Sipario (cinque minuti di nero)


Ho sempre pianto spesso. Da bambino piangevo in pubblico, senza neppure vergognarmene quando si trattava di questioni altamente drammatiche come mamma che non mi comprava il librino. Quella è stata anche l'unica volta che mi ha tirato due scapaccioni, e ancora al giorno d'oggi, ai pranzi di Natale pieni di parenti, viene ricordato quell'evento come l'unico caso in cui non avevo fatto il bravo.

Anche da adolescente piangevo, ma avevo paura a farlo in pubblico. Io, ragazzino influenzabile succube di tutte quelle norme sociali che se non seguivi ti portavano ad essere emarginato, norme come Non piangere, alzavo la musica e mi chiudevo in camera, rannicchiandomi sul letto con le ginocchia vicine al mento, e i palmi delle mani sugli occhi, per cinque minuti di nero. Cinque minuti di nero, e poi cinque minuti in cui strusciavo le mani sul piumone per assorbire le lacrime che lo avevano bagnato.

Poi, sapete, si cresce, si impara a sfogarsi in altre maniere.

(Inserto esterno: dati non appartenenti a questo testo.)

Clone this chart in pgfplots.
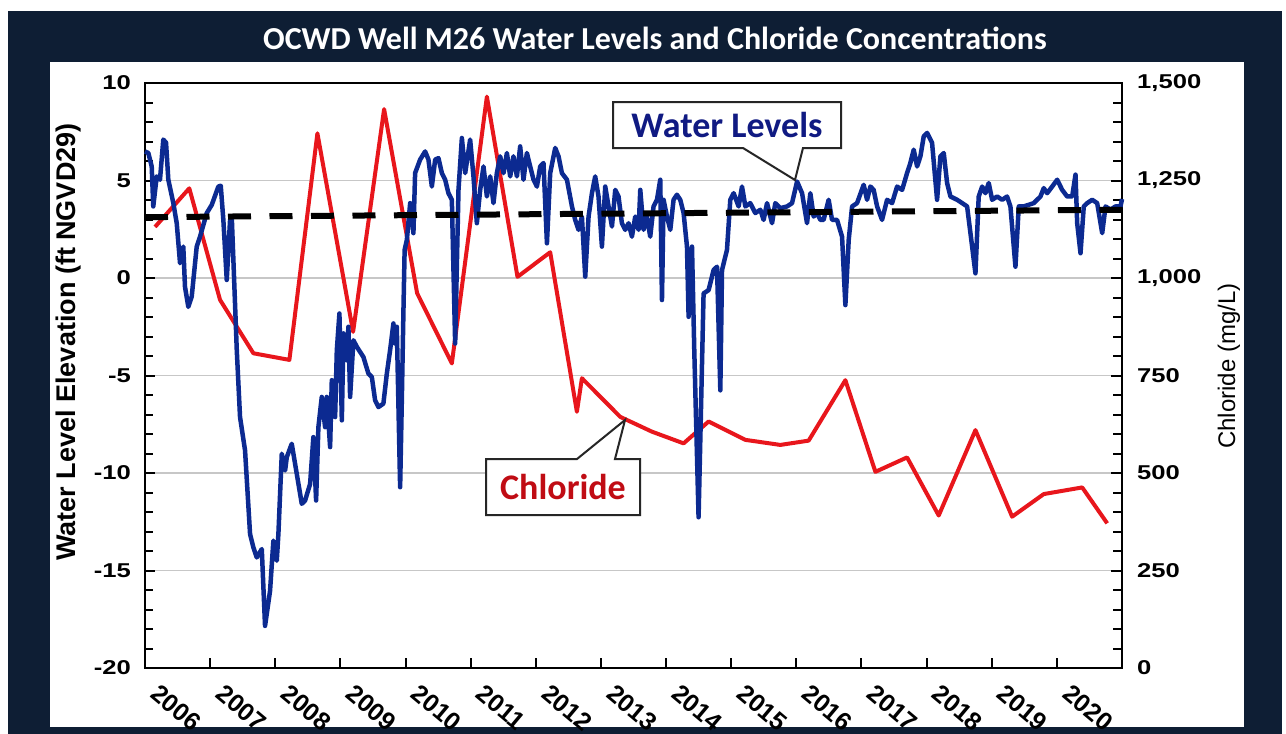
\documentclass[border=0pt]{standalone}
\usepackage{fontspec}
\setmainfont{Liberation Sans}
\newfontfamily\tickfont{Liberation Sans}[FakeStretch=1.28]
\newfontfamily\calfont{Carlito}
\usepackage{pgfplots}
\pgfplotsset{compat=1.18}
\definecolor{navyframe}{RGB}{14,30,52}
\definecolor{wlblue}{RGB}{12,42,145}
\definecolor{wltext}{RGB}{16,26,130}
\definecolor{clred}{RGB}{232,22,28}
\definecolor{cltext}{RGB}{192,12,20}
\begin{document}
\begin{tikzpicture}[x=1pt,y=1pt]
\path[use as bounding box] (0,0) rectangle (1286,-734);
\fill[white] (0,0) rectangle (1286,-734);
\fill[navyframe] (8,-11) rectangle (1282,-734);
\fill[white] (50,-62) rectangle (1244,-727);
\node[white, font=\calfont\bfseries\fontsize{32}{37}\selectfont] at (655,-38) {OCWD Well M26 Water Levels and Chloride Concentrations};

% right axis: chloride
\begin{axis}[at={(145pt,-668pt)}, anchor=south west, scale only axis,
  width=977pt, height=585pt,
  xmin=2006, xmax=2021, ymin=0, ymax=1500,
  axis x line=none, axis y line*=right,
  axis line style={line width=2.5pt, black, -},
  ytick={0,250,500,750,1000,1250,1500},
  yticklabels={0,250,500,750,{1,000},{1,250},{1,500}},
  minor y tick num=4,
  tick align=inside,
  major tick length=11pt, minor tick length=9pt,
  every tick/.style={line width=2pt, black},
  ymajorgrids, major grid style={black!22, line width=1.5pt},
  yticklabel style={font=\tickfont\bfseries\fontsize{20}{24}\selectfont, anchor=west, inner sep=0pt, xshift=15pt},
  clip=false]
\addplot[clred, line width=4pt, line join=round] coordinates {
(2006.154,1131) (2006.680,1230) (2007.152,944) (2007.664,807) (2008.217,790)
(2008.647,1371) (2009.195,862) (2009.671,1433) (2010.178,961) (2010.711,781)
(2011.249,1465) (2011.719,1003) (2012.221,1066) (2012.631,657) (2012.708,743)
(2013.296,644) (2013.783,606) (2014.269,576) (2014.653,632) (2015.217,585)
(2015.754,572) (2016.189,583) (2016.753,738) (2017.214,503) (2017.700,540)
(2018.186,391) (2018.750,610) (2019.313,388) (2019.799,446) (2020.389,463)
(2020.773,371)};
\end{axis}

% left axis: water levels
\begin{axis}[at={(145pt,-668pt)}, anchor=south west, scale only axis,
  width=977pt, height=585pt,
  xmin=2006, xmax=2021, ymin=-20, ymax=10,
  axis line style={line width=2.5pt, black},
  xtick={2006,...,2020},
  xticklabels={2006,2007,2008,2009,2010,2011,2012,2013,2014,2015,2016,2017,2018,2019,2020},
  ytick={-20,-15,-10,-5,0,5,10},
  yticklabels={-20,-15,-10,-5,0,5,10},
  minor y tick num=4,
  xtick pos=bottom, ytick pos=left,
  tick align=inside,
  major tick length=10pt, minor tick length=8pt,
  every tick/.style={line width=2pt, black},
  yticklabel style={font=\tickfont\bfseries\fontsize{20}{24}\selectfont, anchor=east, inner sep=0pt, xshift=-14pt},
  xticklabel style={font=\bfseries\fontsize{25}{29}\selectfont, rotate=-40, anchor=north west, inner sep=0pt, xshift=21.5pt, yshift=-1.5pt},
  clip=false]
\addplot[wlblue, line width=4.5pt, line join=round] coordinates {
(2006.000,6.49) (2006.051,6.41) (2006.103,5.72) (2006.127,3.67) (2006.180,5.21)
(2006.230,5.04) (2006.281,7.10) (2006.323,6.94) (2006.358,5.04) (2006.435,3.84)
(2006.487,2.81) (2006.538,0.76) (2006.588,1.61) (2006.614,-0.45) (2006.665,-1.48)
(2006.717,-0.96) (2006.794,1.61) (2006.845,2.12) (2006.948,3.33) (2007.025,3.75)
(2007.126,4.69) (2007.163,4.73) (2007.203,2.98) (2007.255,-0.10) (2007.306,2.98)
(2007.332,3.15) (2007.409,-3.70) (2007.459,-7.13) (2007.536,-8.84) (2007.613,-13.13)
(2007.664,-13.82) (2007.716,-14.33) (2007.793,-13.90) (2007.843,-17.84) (2007.920,-16.04)
(2007.971,-13.47) (2008.023,-14.50) (2008.048,-13.13) (2008.100,-9.01) (2008.151,-9.87)
(2008.177,-9.19) (2008.253,-8.50) (2008.330,-10.04) (2008.407,-11.58) (2008.458,-11.41)
(2008.535,-10.56) (2008.585,-8.16) (2008.627,-11.41) (2008.662,-7.65) (2008.714,-6.10)
(2008.765,-7.65) (2008.791,-6.10) (2008.842,-8.67) (2008.868,-5.24) (2008.919,-7.13)
(2008.945,-3.70) (2008.985,-1.82) (2009.022,-7.30) (2009.047,-2.84) (2009.098,-4.22)
(2009.123,-2.50) (2009.149,-6.10) (2009.200,-3.19) (2009.252,-3.53) (2009.353,-4.05)
(2009.430,-4.90) (2009.482,-5.07) (2009.533,-6.27) (2009.584,-6.62) (2009.660,-6.44)
(2009.713,-4.90) (2009.763,-3.70) (2009.814,-2.33) (2009.840,-3.36) (2009.866,-2.50)
(2009.917,-10.73) (2009.943,-6.27) (2009.968,-1.65) (2009.986,1.44) (2010.020,1.95)
(2010.071,3.84) (2010.121,2.30) (2010.147,5.38) (2010.224,6.07) (2010.301,6.49)
(2010.352,6.07) (2010.404,4.69) (2010.455,6.07) (2010.505,6.15) (2010.558,5.38)
(2010.608,5.04) (2010.659,4.35) (2010.711,4.01) (2010.762,-3.36) (2010.813,4.52)
(2010.865,7.18) (2010.916,5.38) (2010.992,7.10) (2011.043,5.21) (2011.095,2.81)
(2011.146,4.52) (2011.197,5.72) (2011.249,4.18) (2011.300,5.21) (2011.350,3.84)
(2011.402,5.38) (2011.453,6.24) (2011.504,5.38) (2011.556,6.41) (2011.607,5.21)
(2011.657,6.24) (2011.710,5.21) (2011.760,6.75) (2011.811,5.04) (2011.863,6.41)
(2011.914,5.72) (2011.965,5.04) (2012.017,4.69) (2012.068,5.72) (2012.118,5.90)
(2012.171,1.78) (2012.221,5.38) (2012.298,6.67) (2012.349,6.24) (2012.401,5.38)
(2012.478,5.04) (2012.555,3.67) (2012.605,2.98) (2012.656,2.47) (2012.708,3.15)
(2012.759,0.07) (2012.810,3.15) (2012.862,4.35) (2012.912,5.21) (2012.963,4.18)
(2013.015,1.61) (2013.066,4.69) (2013.117,3.67) (2013.169,2.64) (2013.220,4.52)
(2013.270,4.18) (2013.322,2.81) (2013.373,2.47) (2013.424,2.81) (2013.476,2.12)
(2013.527,3.15) (2013.578,2.47) (2013.604,4.52) (2013.654,2.47) (2013.707,3.15)
(2013.757,2.12) (2013.808,3.67) (2013.860,4.01) (2013.911,5.04) (2013.937,-1.13)
(2013.962,4.01) (2014.014,3.15) (2014.065,2.47) (2014.115,4.01) (2014.167,4.27)
(2014.218,4.01) (2014.269,3.33) (2014.321,1.61) (2014.346,-1.99) (2014.398,1.61)
(2014.433,-3.70) (2014.499,-12.27) (2014.576,-0.79) (2014.653,-0.62) (2014.730,0.41)
(2014.782,0.58) (2014.833,-5.76) (2014.859,0.41) (2014.935,1.44) (2014.986,4.01)
(2015.037,4.35) (2015.114,3.67) (2015.166,4.69) (2015.217,3.67) (2015.293,3.84)
(2015.370,3.33) (2015.447,3.50) (2015.498,2.98) (2015.550,3.84) (2015.627,2.81)
(2015.677,3.84) (2015.754,3.58) (2015.857,3.67) (2015.934,3.84) (2016.011,4.95)
(2016.088,4.35) (2016.164,2.81) (2016.215,4.35) (2016.266,3.15) (2016.318,3.33)
(2016.369,2.98) (2016.419,2.98) (2016.496,4.01) (2016.548,2.98) (2016.625,2.98)
(2016.702,2.12) (2016.753,-1.39) (2016.804,1.95) (2016.856,3.67) (2016.932,3.84)
(2017.034,4.78) (2017.086,4.01) (2017.137,4.69) (2017.187,4.52) (2017.240,3.67)
(2017.316,2.98) (2017.393,4.01) (2017.470,3.84) (2017.547,4.69) (2017.624,4.52)
(2017.700,5.38) (2017.751,5.90) (2017.802,6.58) (2017.854,5.72) (2017.905,6.24)
(2017.956,7.26) (2018.008,7.44) (2018.084,6.93) (2018.161,4.01) (2018.212,6.24)
(2018.263,6.41) (2018.315,4.87) (2018.366,4.18) (2018.469,4.01) (2018.622,3.67)
(2018.750,0.24) (2018.800,4.18) (2018.853,4.69) (2018.903,4.35) (2018.954,4.87)
(2019.006,4.01) (2019.083,4.18) (2019.160,4.01) (2019.236,4.18) (2019.287,3.67)
(2019.364,0.58) (2019.415,3.67) (2019.492,3.67) (2019.645,3.84) (2019.748,4.18)
(2019.799,4.61) (2019.851,4.35) (2019.928,4.69) (2020.005,5.04) (2020.081,4.52)
(2020.158,4.18) (2020.235,4.18) (2020.286,5.30) (2020.312,2.81) (2020.363,1.27)
(2020.413,3.67) (2020.465,3.84) (2020.542,4.01) (2020.619,3.84) (2020.696,2.30)
(2020.747,3.67) (2020.823,3.50) (2020.900,3.67) (2020.977,3.67) (2021.000,4.05)};
\addplot[black, line width=6pt, dash pattern=on 23pt off 18.5pt] coordinates {(2006,3.12) (2021,3.5)};
\end{axis}

% axis titles
\node[rotate=90, font=\bfseries\fontsize{27}{31}\selectfont] at (69,-342) {Water Level Elevation (ft NGVD29)};
\node[rotate=90, font=\fontsize{24}{28}\selectfont] at (1229,-366) {Chloride (mg/L)};

% callouts
\draw[line width=2pt, black!85, fill=white, line join=miter]
  (613,-102) -- (841,-102) -- (841,-148) -- (803,-148) -- (795,-180) -- (743,-148) -- (613,-148) -- cycle;
\node[text=wltext, font=\calfont\bfseries\fontsize{36}{40}\selectfont] at (727,-125) {Water Levels};
\draw[line width=2pt, black!85, fill=white, line join=miter]
  (486,-459) -- (577,-459) -- (625,-420) -- (615,-459) -- (640,-459) -- (640,-515) -- (486,-515) -- cycle;
\node[text=cltext, font=\calfont\bfseries\fontsize{36}{40}\selectfont] at (563,-487) {Chloride};
\end{tikzpicture}
\end{document}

Ognuno ha le sue, e per esempio, che ne so, uno può scoprire che gli piace tanto scrivere, e che scrivendo gli riesce abbastanza bene dire quello che a voce proprio non gli viene. Quanti complessi, anche per questo. Ma perché non ho capito subito che dovevo fregarmene di quello che è normale fare? Normale. Il fatto è che mi veniva detto che io delle cose dovevo parlare, parlare a quattr'occhi, che le altre forme di comunicazione erano strambe.

Così ho imparato a parlare. Magari all'inizio posso apparire un po' distaccato, o riservato, o timido, o remissivo, o introverso a livelli patologici, ma poi mi sciolgo e sostengo conversazioni anche brillanti. Il teatro, signori, è la migliore medicina per la società. La migliore lezione di psicologia è contenuta in un copione. La drammaturgia è la più intelligente concentrazione di studi sull'umanità. E così ho imparato a parlare, e così ho imparato a stare nel mondo, insegnamento che tutto sommato non me la sento di rinnegare.

Qualche volta, poi, succede che torno adolescente e mi butto sul letto e mi rinchiudo nei miei cinque minuti di nero.

Niente. Non ci sarà una morale per questa cosa che ho scritto. Non ci sarà un lieto fine, o un risvolto comico, o una conclusione che dia un senso. Non richiederò opinioni, o consigli, o lezioni di vita, perché a sbagliare sono bravo anche da me. Solo, mi andava di sfruttare uno dei mezzi di comunicazione del nuovo millennio per condividere dei pensieri, forse qualche richiesta, certamente un flusso di coscienza abilmente mascherato dall'allineamento giustificato di questo testo, e mi andava di farlo con lo strumento espressivo che preferisco.